> [Written task] For each line below that contains the string "React", copy that line.
** begin Data shown **
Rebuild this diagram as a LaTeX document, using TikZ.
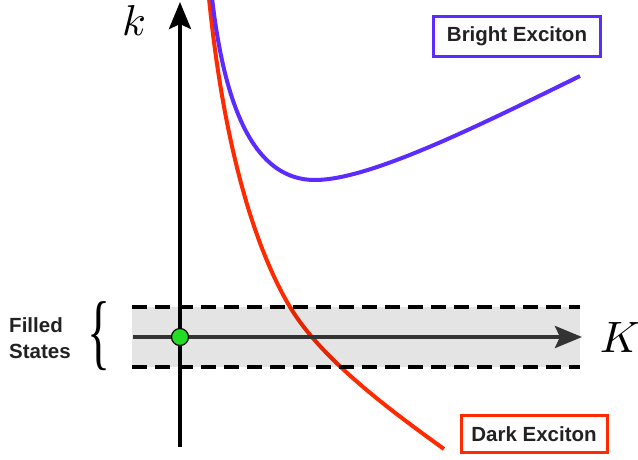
\documentclass[tikz,border=0pt]{standalone}
\usepackage{fontspec}
\newfontfamily\labfont{Liberation Sans}
\newfontfamily\bracefont{Liberation Serif}
\usetikzlibrary{arrows.meta}
\definecolor{brightc}{HTML}{5B2BFF}
\definecolor{darkc}{HTML}{FF2A00}
\definecolor{bandc}{HTML}{E4E4E4}
\definecolor{axisc}{HTML}{333333}
\definecolor{dotc}{HTML}{22DD22}
\definecolor{txtc}{HTML}{222222}
\tikzset{
  curveline/.style={line width=4pt},
  labbox/.style={draw, line width=3pt, inner sep=0pt, text=txtc, font=\labfont\bfseries\fontsize{20.5}{24}\selectfont},
  dashline/.style={line width=4pt, dash pattern=on 15pt off 8pt},
  axislabel/.style={inner sep=0pt},
}
\begin{document}
\begin{tikzpicture}[x=1pt,y=-1pt]
\useasboundingbox (0,0) rectangle (638,459);
% red curve (drawn beneath the band)
\coordinate (r0) at (209,-2);
\coordinate (r1) at (290,307);
\coordinate (r2) at (444,449);
\draw[curveline, darkc] (r0) .. controls (222,130) and (250,240) .. (r1)
  .. controls (322,360) and (390,410) .. (r2);
% band
\fill[bandc, blend mode=multiply] (132,307) rectangle (580,367);
\coordinate (dl1) at (132,307);
\coordinate (dr1) at (580,307);
\coordinate (dl2) at (132,367);
\coordinate (dr2) at (580,367);
\draw[dashline] (dl1) -- (dr1);
\draw[dashline] (dl2) -- (dr2);
% blue curve
\coordinate (b0) at (212,-2);
\coordinate (b1) at (315,180);
\coordinate (b2) at (580,76);
\draw[curveline, brightc] (b0) .. controls (225,110) and (255,180) .. (b1)
  .. controls (370,180) and (480,125) .. (b2);
% axes
\coordinate (hs) at (133,337);
\coordinate (he) at (582,337);
\draw[line width=4pt, axisc, -{Stealth[length=27pt,width=22pt,inset=5pt]}] (hs) -- (he);
\coordinate (vs) at (180,447);
\coordinate (ve) at (180,2);
\draw[line width=4pt, black, -{Stealth[length=27pt,width=22pt,inset=5pt]}] (vs) -- (ve);
% origin dot
\node (dot) [circle, fill=dotc, draw=black, line width=1.2pt, minimum size=17pt, inner sep=0pt] at (180,337) {};
% axis labels
\node (klab) [axislabel] at (134,20) {\resizebox*{!}{30pt}{$k$}};
\node (Klab) [axislabel] at (620,337) {\resizebox*{!}{30pt}{$K$}};
% filled states
\node (fs) [align=left, text=txtc, font=\labfont\bfseries\fontsize{20.5}{26}\selectfont, inner sep=0pt] at (40,338) {Filled\\States};
\node (brace) [inner sep=0pt] at (99,336) {\resizebox*{23pt}{69pt}{\bracefont\{}};
% labels
\node (bright) [labbox, draw=brightc, minimum width=167pt, minimum height=40pt] at (517,36) {Bright Exciton};
\node (dark) [labbox, draw=darkc, minimum width=146pt, minimum height=37pt] at (534,434) {Dark Exciton};
\end{tikzpicture}
\end{document}
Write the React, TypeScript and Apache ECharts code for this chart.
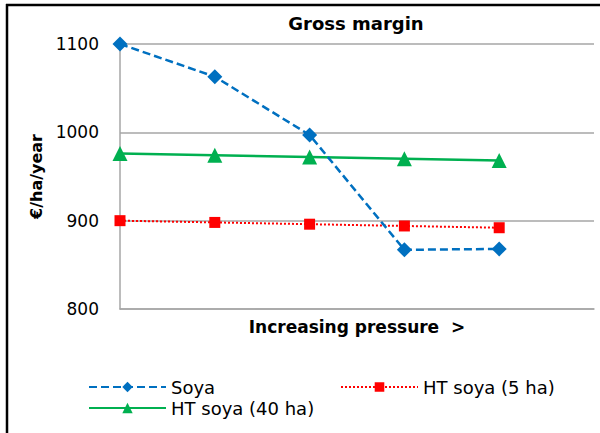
import React, { useEffect, useRef } from "react";
import * as echarts from "echarts";

const categories = ["1", "2", "3", "4", "5", ""];
const soya = [1100, 1063, 997, 867, 868];
const htSoya5 = [900, 898, 896, 894, 892];
const htSoya40 = [976, 974, 972, 970, 968];
const yTicks = { min: 800, max: 1100, interval: 100 };

const FONT = "DejaVu Sans";

export default function App() {
  const ref = useRef<HTMLDivElement>(null);
  useEffect(() => {
    if (!ref.current) return;
    const chart = echarts.init(ref.current, null, { renderer: "svg" });
    const legendText = { fontFamily: FONT, fontSize: 18, color: "#000" };
    chart.setOption({
      animation: false,
      backgroundColor: "#ffffff",
      textStyle: { fontFamily: FONT },
      title: {
        text: "Gross margin",
        left: 351,
        top: 9,
        textAlign: "center",
        textStyle: { fontFamily: FONT, fontSize: 18, fontWeight: "bold", color: "#000" },
      },
      grid: { left: 120, right: 6, top: 44, bottom: 124 },
      legend: [
        {
          data: ["Soya"],
          left: 83,
          top: 373,
          itemWidth: 77,
          itemHeight: 13,
          textStyle: legendText,
        },
        {
          data: ["HT soya (5 ha)"],
          left: 335,
          top: 373,
          itemWidth: 77,
          itemHeight: 12,
          textStyle: legendText,
        },
        {
          data: ["HT soya (40 ha)"],
          left: 83,
          top: 394,
          itemWidth: 77,
          itemHeight: 13,
          textStyle: legendText,
        },
      ],
      xAxis: {
        type: "category",
        data: categories,
        boundaryGap: false,
        name: "Increasing pressure  >",
        nameLocation: "middle",
        nameGap: 9,
        nameTextStyle: {
          fontFamily: FONT,
          fontSize: 17,
          fontWeight: "bold",
          color: "#000",
          verticalAlign: "top",
        },
        axisLine: { lineStyle: { color: "#a6a6a6", width: 1.5 } },
        axisTick: { show: false },
        axisLabel: { show: false },
        splitLine: { show: false },
      },
      yAxis: {
        type: "value",
        min: yTicks.min,
        max: yTicks.max,
        interval: yTicks.interval,
        name: "€/ha/year",
        nameLocation: "middle",
        nameGap: 76,
        nameTextStyle: { fontFamily: FONT, fontSize: 16, fontWeight: "bold", color: "#000" },
        axisLine: { show: true, lineStyle: { color: "#a6a6a6", width: 1.5 } },
        axisTick: { show: false },
        axisLabel: {
          margin: 21,
          fontFamily: FONT,
          fontSize: 17,
          color: "#000",
          formatter: (v: number) => String(v),
        },
        splitLine: { lineStyle: { color: "#a6a6a6", width: 1.5 } },
      },
      series: [
        {
          name: "Soya",
          type: "line",
          data: soya,
          symbol: "diamond",
          symbolSize: 15,
          itemStyle: { color: "#0070c0" },
          lineStyle: { color: "#0070c0", width: 2.5, type: [8, 4] },
          z: 3,
        },
        {
          name: "HT soya (5 ha)",
          type: "line",
          data: htSoya5,
          symbol: "rect",
          symbolSize: 11,
          itemStyle: { color: "#ff0000" },
          lineStyle: { color: "#ff0000", width: 2, type: [2, 2] },
          z: 2,
        },
        {
          name: "HT soya (40 ha)",
          type: "line",
          data: htSoya40,
          symbol: "triangle",
          symbolSize: 15,
          itemStyle: { color: "#00b050" },
          lineStyle: { color: "#00b050", width: 2.5 },
          z: 2,
        },
      ],
      graphic: [
        {
          type: "line",
          shape: { x1: 6, y1: 5, x2: 600, y2: 5 },
          style: { stroke: "#000", lineWidth: 2.5 },
        },
        {
          type: "line",
          shape: { x1: 7, y1: 4, x2: 7, y2: 433 },
          style: { stroke: "#000", lineWidth: 2.5 },
        },
      ],
    });
    return () => chart.dispose();
  }, []);
  return (
    <div
      ref={ref}
      style={{ position: "fixed", left: 0, top: 0, width: 600, height: 433 }}
    />
  );
}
** end Data shown **
> [Reply to the exercise]
Write the React, TypeScript and Apache ECharts code for this chart.
import React, { useEffect, useRef } from "react";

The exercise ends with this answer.